Geometry Effects on Joint Strength and Failure Modes of Hybrid Aluminum-Composite Countersunk bolted Joints

Abstract

This paper presents the effects of geometry parameters (width/hole diameter, and edge distance/hole diameter ratios) on the damage initiation and growth in the CFRP (Carbon Fiber Reinforced Polymer) composite-aluminum countersunk bolted joints. Strain gauge measurements conducted with an Instron testing machine along with a detailed 3D finite element model incorporating geometric, material, and friction-based contact nonlinearities were used to investigate the geometry parameters on the Progressive Damage Analysis (PDA) of the orthotropic material model. The PDA material model integrates the lamina nonlinear shear deformation, Hashin-type failure criteria, and strain-based continuum degradation rules, using the UMAT user subroutine in the MSC Software Corporation Patran-Nastran commercial software.
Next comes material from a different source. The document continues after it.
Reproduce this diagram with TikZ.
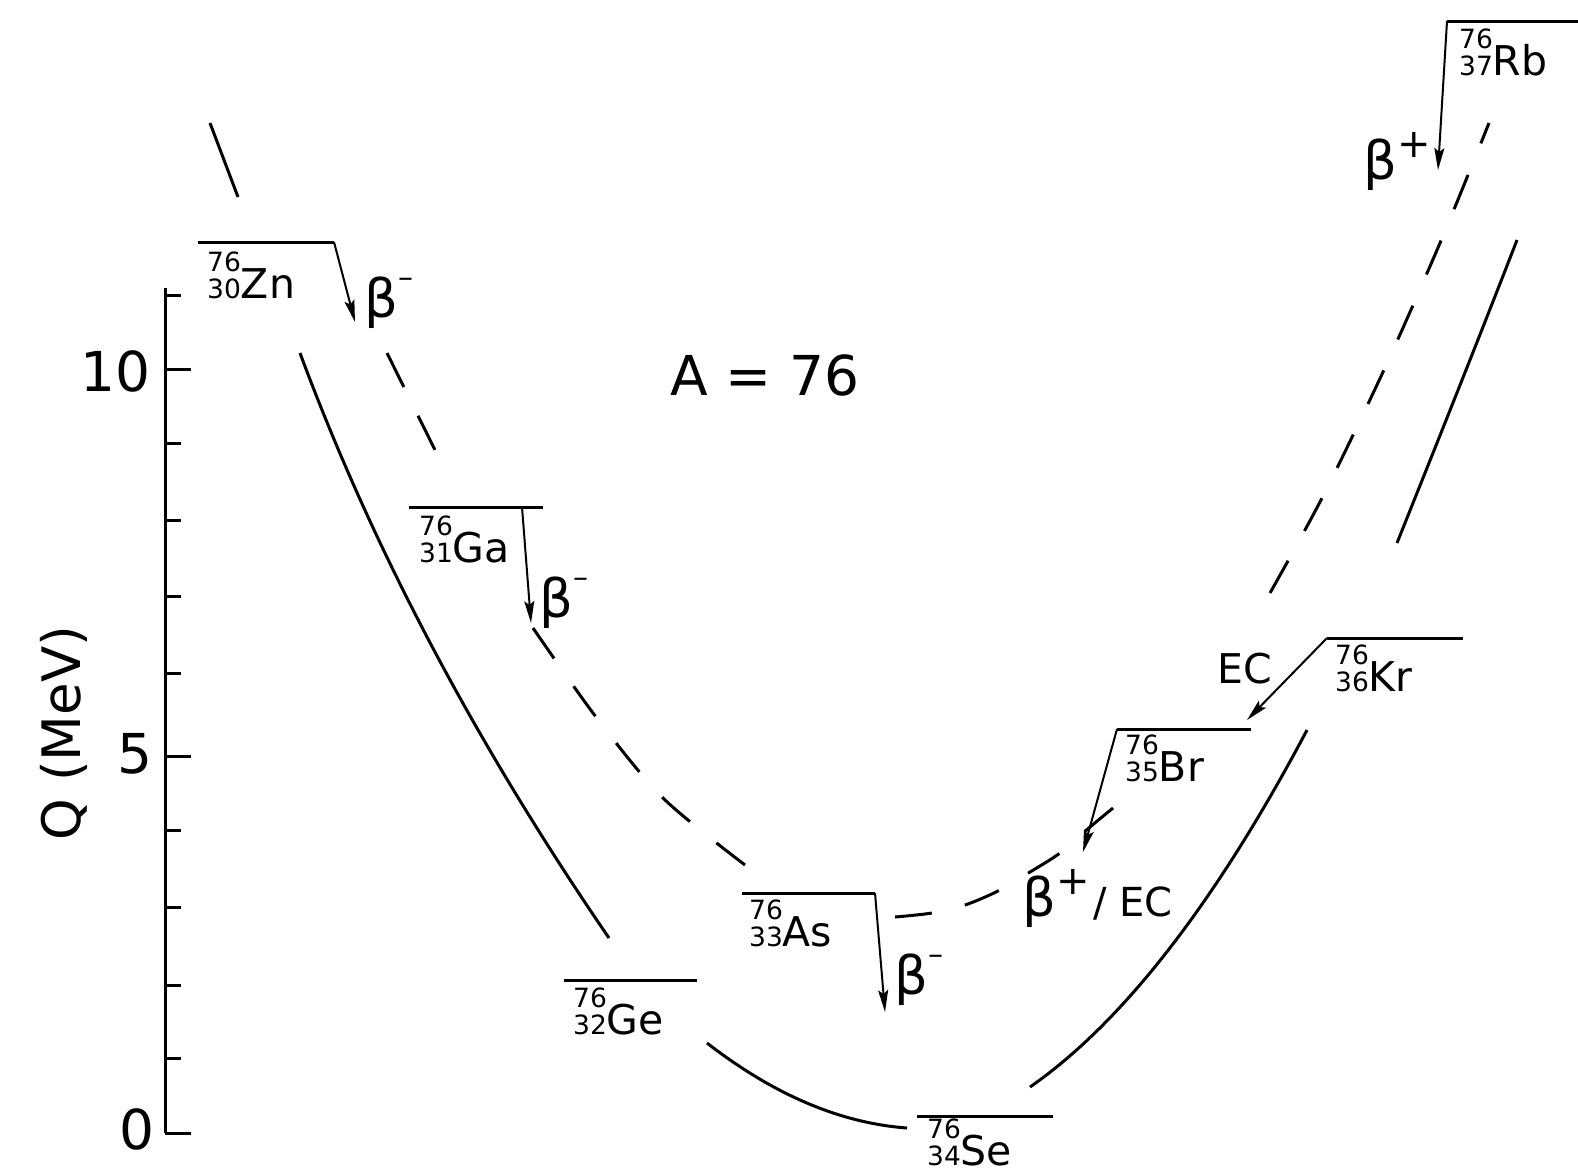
\documentclass[tikz,border=0pt]{standalone}
\usepackage{fontspec}
\setmainfont{DejaVu Sans}
\usetikzlibrary{arrows.meta}
\newcommand{\nucl}[3]{{\fontsize{26.5}{24}\selectfont\begin{tabular}[b]{@{}r@{}}#1\\#2\end{tabular}}#3}
\newcommand{\bmin}{β\raisebox{30pt}{\fontsize{30}{30}\selectfont –}}
\newcommand{\bplus}{β\raisebox{22pt}{\fontsize{40}{40}\selectfont +}}
\tikzset{
  lvl/.style={line width=3pt},
  curve/.style={line width=3pt},
  dsh/.style={line width=3pt, dash pattern=on 37pt off 34pt},
  decay/.style={line width=2pt, -{Stealth[length=22pt,width=10pt,inset=4pt]}},
  lab/.style={inner sep=0pt, anchor=base west, font=\fontsize{41}{41}\selectfont},
  beta/.style={inner sep=0pt, anchor=base west, font=\fontsize{53}{53}\selectfont},
  big/.style={inner sep=0pt, font=\fontsize{55}{55}\selectfont},
  tick/.style={line width=3pt},
}
\begin{document}
\begin{tikzpicture}[x=1pt,y=-1pt]
\useasboundingbox (0,0) rectangle (1578,1173);
% axis
\coordinate (axtop) at (165,288);
\coordinate (axbot) at (165,1133);
\draw[tick] (axtop) -- (axbot);
\foreach \t in {295,443,520,596,673,830,907,985,1058}
  \draw[tick] (165,\t) -- (181,\t);
\foreach \t in {369,756,1133}
  \draw[tick] (165,\t) -- (191,\t);
\node[big, anchor=east] (l10) at (151,371) {10};
\node[big, anchor=east] (l5) at (153,754) {5};
\node[big, anchor=east] (l0) at (155,1129) {0};
\node[big, rotate=90, anchor=base, font=\fontsize{53}{53}\selectfont] (qlab) at (80,733) {Q (MeV)};
\node[big, anchor=base] (alab) at (765,395) {A = 76};

% solid parabola (even-even)
\draw[curve] (300,353) .. controls (372.2,547.7) and (475.2,742.7) .. (609,938);
\draw[curve] (707,1043) .. controls (773.7,1094.7) and (840.3,1123.1) .. (907,1128);
\draw[curve] (1030,1087) .. controls (1122,1023) and (1215,904) .. (1307,730);
\draw[curve] (1397,543) .. controls (1437,443) and (1477,343) .. (1517,240);

% dashed parabola (odd-odd)
\draw[curve] (210,123) -- (238,197);
\draw[line width=3pt, dash pattern=on 38pt off 32pt] (387,353) -- (435,450);
\draw[dsh] plot[smooth] coordinates {(533,628) (596,717) (663,798) (745,865)};
\draw[dsh] plot[smooth] coordinates {(895,917) (932,913) (965,905) (998,891) (1030,872) (1060,853) (1090,827) (1113,808)};
\draw[dsh] plot[smooth] coordinates {(1270,593) (1322,498) (1383,372) (1440,243) (1489,123)};

% levels
\coordinate (zn1) at (198,242); \coordinate (zn2) at (334,242);
\coordinate (ga1) at (409,507); \coordinate (ga2) at (543,507); \coordinate (gaa) at (522,507);
\coordinate (ge1) at (564,980); \coordinate (ge2) at (697,980);
\coordinate (as1) at (742,893); \coordinate (as2) at (875,893);
\coordinate (se1) at (917,1116); \coordinate (se2) at (1053,1116);
\coordinate (br1) at (1117,729); \coordinate (br2) at (1251,729);
\coordinate (kr1) at (1327,638); \coordinate (kr2) at (1463,638);
\coordinate (rb1) at (1447,21); \coordinate (rb2) at (1578,21);
\draw[lvl] (zn1) -- (zn2);
\draw[lvl] (ga1) -- (ga2);
\draw[lvl] (ge1) -- (ge2);
\draw[lvl] (as1) -- (as2);
\draw[lvl] (se1) -- (se2);
\draw[lvl] (br1) -- (br2);
\draw[lvl] (kr1) -- (kr2);
\draw[lvl] (rb1) -- (rb2);

% decay arrow ends
\coordinate (znt) at (355,322);
\coordinate (gat) at (531,623);
\coordinate (ast) at (885,1012);
\coordinate (brt) at (1083,852);
\coordinate (krt) at (1247,720);
\coordinate (rbt) at (1438,170);
\draw[decay] (zn2) -- (znt);
\draw[decay] (gaa) -- (gat);
\draw[decay] (as2) -- (ast);
\draw[decay] (br1) -- (brt);
\draw[decay] (kr1) -- (krt);
\draw[decay] (rb1) -- (rbt);

% nuclide labels
\node[lab] (nzn) at (207,298) {\nucl{76}{30}{Zn}};
\node[lab] (nga) at (419,562) {\nucl{76}{31}{Ga}};
\node[lab] (nge) at (573,1034) {\nucl{76}{32}{Ge}};
\node[lab] (nas) at (749,946) {\nucl{76}{33}{As}};
\node[lab] (nse) at (927,1165) {\nucl{76}{34}{Se}};
\node[lab] (nbr) at (1125,781) {\nucl{76}{35}{Br}};
\node[lab] (nkr) at (1335,691) {\nucl{76}{36}{Kr}};
\node[lab] (nrb) at (1459,75) {\nucl{76}{37}{Rb}};

% decay mode labels
\node[beta] (bzn) at (364,317) {\bmin};
\node[beta] (bga) at (539,617) {\bmin};
\node[beta] (bas) at (894,994) {\bmin};
\node[beta] (brb) at (1363,179) {\bplus};
\node[beta] (bbr) at (1022,916) {\bplus\hspace{4pt}{\fontsize{40}{40}\selectfont/ EC}};
\node[lab] (ekr) at (1217,683) {EC};
\end{tikzpicture}
\end{document}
The results showed that the geometry effects on damage initiation and failure modes are quite accurately predicted by the PDA material model, which proved to be computationally efficient, and therefore can predict failure propagation and damage mechanisms. Plate geometry is an important parameter in the design process of an adequate bolted joint while its effects on damage initiation and failure modes were quite accurately predicted by the analysis. The latter proved to be computationally efficient, and could successfully predict failure propagation and damage mechanism in hybrid metal-composite countersunk bolted joints.